Data:
++++++++

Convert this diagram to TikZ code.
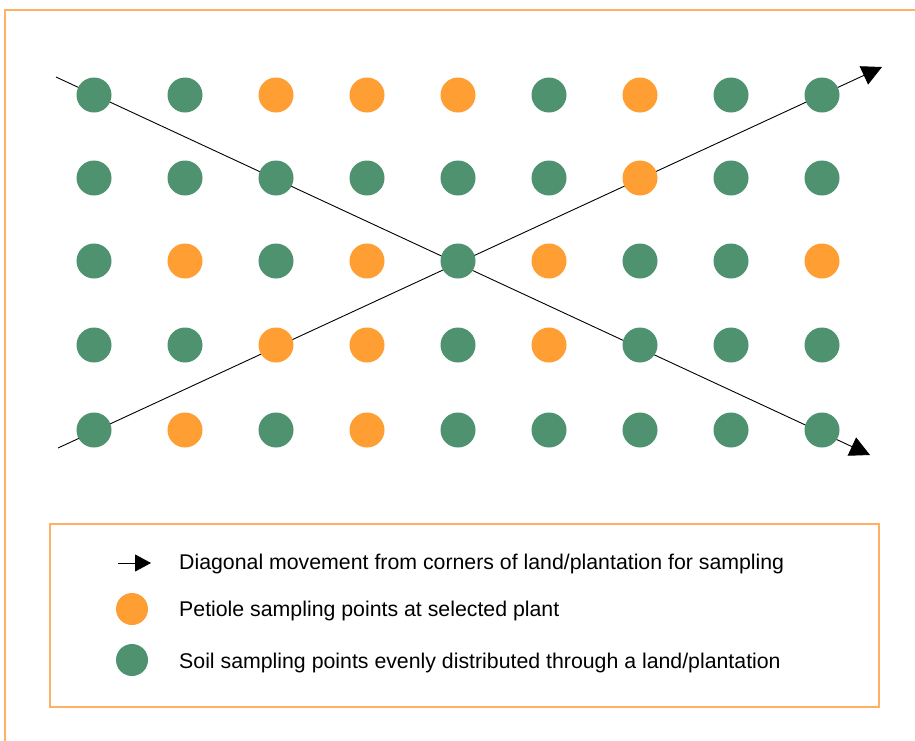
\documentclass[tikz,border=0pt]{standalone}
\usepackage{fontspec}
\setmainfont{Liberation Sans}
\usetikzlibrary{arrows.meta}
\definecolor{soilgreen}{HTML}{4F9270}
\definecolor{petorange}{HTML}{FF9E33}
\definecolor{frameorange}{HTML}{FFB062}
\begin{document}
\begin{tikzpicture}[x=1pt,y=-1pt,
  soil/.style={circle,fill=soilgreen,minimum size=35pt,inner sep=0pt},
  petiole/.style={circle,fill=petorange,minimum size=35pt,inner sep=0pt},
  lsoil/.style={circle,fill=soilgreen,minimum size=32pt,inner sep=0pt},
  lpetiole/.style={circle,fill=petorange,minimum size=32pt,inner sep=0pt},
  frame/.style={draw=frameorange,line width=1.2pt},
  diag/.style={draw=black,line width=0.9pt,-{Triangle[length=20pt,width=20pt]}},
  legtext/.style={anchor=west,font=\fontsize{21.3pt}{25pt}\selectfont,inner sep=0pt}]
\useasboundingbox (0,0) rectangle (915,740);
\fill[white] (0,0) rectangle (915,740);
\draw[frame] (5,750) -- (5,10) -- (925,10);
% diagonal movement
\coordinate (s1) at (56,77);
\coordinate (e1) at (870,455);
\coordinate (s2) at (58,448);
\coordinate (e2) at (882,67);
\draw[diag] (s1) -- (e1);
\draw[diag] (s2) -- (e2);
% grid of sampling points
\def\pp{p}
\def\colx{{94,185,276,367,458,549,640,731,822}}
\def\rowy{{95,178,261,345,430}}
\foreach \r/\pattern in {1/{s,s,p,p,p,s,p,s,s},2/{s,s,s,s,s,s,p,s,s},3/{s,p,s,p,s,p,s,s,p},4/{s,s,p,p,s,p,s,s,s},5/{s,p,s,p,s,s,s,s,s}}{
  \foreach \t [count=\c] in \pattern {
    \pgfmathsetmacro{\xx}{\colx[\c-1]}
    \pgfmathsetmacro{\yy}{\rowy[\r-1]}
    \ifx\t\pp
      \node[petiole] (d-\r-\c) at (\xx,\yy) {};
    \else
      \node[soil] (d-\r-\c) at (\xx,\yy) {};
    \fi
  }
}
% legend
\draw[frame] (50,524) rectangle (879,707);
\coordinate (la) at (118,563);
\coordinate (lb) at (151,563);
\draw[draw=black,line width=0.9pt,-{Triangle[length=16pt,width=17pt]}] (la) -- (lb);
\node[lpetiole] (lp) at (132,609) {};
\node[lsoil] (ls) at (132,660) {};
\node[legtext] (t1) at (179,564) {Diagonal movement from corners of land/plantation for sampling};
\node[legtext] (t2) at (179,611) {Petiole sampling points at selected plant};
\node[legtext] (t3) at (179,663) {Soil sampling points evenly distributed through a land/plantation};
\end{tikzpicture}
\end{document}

++++++++

Goal: Pictures are excluded; output everything else in the data verbatim.

The completed task:
Convert this diagram to TikZ code.
\documentclass[tikz,border=0pt]{standalone}
\usepackage{fontspec}
\setmainfont{Liberation Sans}
\usetikzlibrary{arrows.meta}
\definecolor{soilgreen}{HTML}{4F9270}
\definecolor{petorange}{HTML}{FF9E33}
\definecolor{frameorange}{HTML}{FFB062}
\begin{document}
\begin{tikzpicture}[x=1pt,y=-1pt,
  soil/.style={circle,fill=soilgreen,minimum size=35pt,inner sep=0pt},
  petiole/.style={circle,fill=petorange,minimum size=35pt,inner sep=0pt},
  lsoil/.style={circle,fill=soilgreen,minimum size=32pt,inner sep=0pt},
  lpetiole/.style={circle,fill=petorange,minimum size=32pt,inner sep=0pt},
  frame/.style={draw=frameorange,line width=1.2pt},
  diag/.style={draw=black,line width=0.9pt,-{Triangle[length=20pt,width=20pt]}},
  legtext/.style={anchor=west,font=\fontsize{21.3pt}{25pt}\selectfont,inner sep=0pt}]
\useasboundingbox (0,0) rectangle (915,740);
\fill[white] (0,0) rectangle (915,740);
\draw[frame] (5,750) -- (5,10) -- (925,10);
% diagonal movement
\coordinate (s1) at (56,77);
\coordinate (e1) at (870,455);
\coordinate (s2) at (58,448);
\coordinate (e2) at (882,67);
\draw[diag] (s1) -- (e1);
\draw[diag] (s2) -- (e2);
% grid of sampling points
\def\pp{p}
\def\colx{{94,185,276,367,458,549,640,731,822}}
\def\rowy{{95,178,261,345,430}}
\foreach \r/\pattern in {1/{s,s,p,p,p,s,p,s,s},2/{s,s,s,s,s,s,p,s,s},3/{s,p,s,p,s,p,s,s,p},4/{s,s,p,p,s,p,s,s,s},5/{s,p,s,p,s,s,s,s,s}}{
  \foreach \t [count=\c] in \pattern {
    \pgfmathsetmacro{\xx}{\colx[\c-1]}
    \pgfmathsetmacro{\yy}{\rowy[\r-1]}
    \ifx\t\pp
      \node[petiole] (d-\r-\c) at (\xx,\yy) {};
    \else
      \node[soil] (d-\r-\c) at (\xx,\yy) {};
    \fi
  }
}
% legend
\draw[frame] (50,524) rectangle (879,707);
\coordinate (la) at (118,563);
\coordinate (lb) at (151,563);
\draw[draw=black,line width=0.9pt,-{Triangle[length=16pt,width=17pt]}] (la) -- (lb);
\node[lpetiole] (lp) at (132,609) {};
\node[lsoil] (ls) at (132,660) {};
\node[legtext] (t1) at (179,564) {Diagonal movement from corners of land/plantation for sampling};
\node[legtext] (t2) at (179,611) {Petiole sampling points at selected plant};
\node[legtext] (t3) at (179,663) {Soil sampling points evenly distributed through a land/plantation};
\end{tikzpicture}
\end{document}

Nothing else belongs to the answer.